Dr. Lonnie Smith, the NEA Jazz Master who was highly acclaimed for his soulful, dynamic sound on the Hammond B3 organ, has died. He was 79.

Smith first became known as a member of the George Benson quartet in the 1960s and recorded early albums for Blue Note Records with saxophonist Lou Donaldson before finding success as a solo artist.

Known for his funky, inventive wizardry on his instrument of choice, Smith earned fans around the world for his unique, virtuosic style and spirited performances.

Smith’s death on Sept. 28 was confirmed by Blue Note Records. A spokesperson for the label said the cause of death was pulmonary fibrosis.

Born on July 3, 1942, in Lackawanna, N.Y., Smith was raised in a musical family who introduced him to jazz, gospel and classical music After trying his hand at a few different instruments, he was gifted a Hammond organ in the ‘60s and dedicated himself to it for the rest of his career.

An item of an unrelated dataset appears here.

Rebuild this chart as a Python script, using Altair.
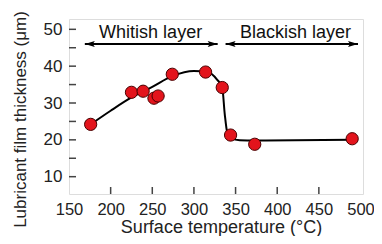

In all, Smith released 29 albums as a leader and dozens more as a sideman for the likes of George Benson, Lou Donaldson, Javon Jackson, Red Holloway, Jimmy McGriff and more.

Earlier this year, Smith released what has turned out to be his final album. Breathe was produced by Blue Note president Don Was, and most of it was recorded during Smith’s 75th birthday celebration at New York’s Jazz Standard in 2017.

The Jazz Journalists Association named Smith the top organ keyboardist of the year nine times. Two of his records — 1968’s Think and 1970’s Drives — earned spots on Billboard’s R&B albums chart. Smith was named an NEA Jazz Master in 2017.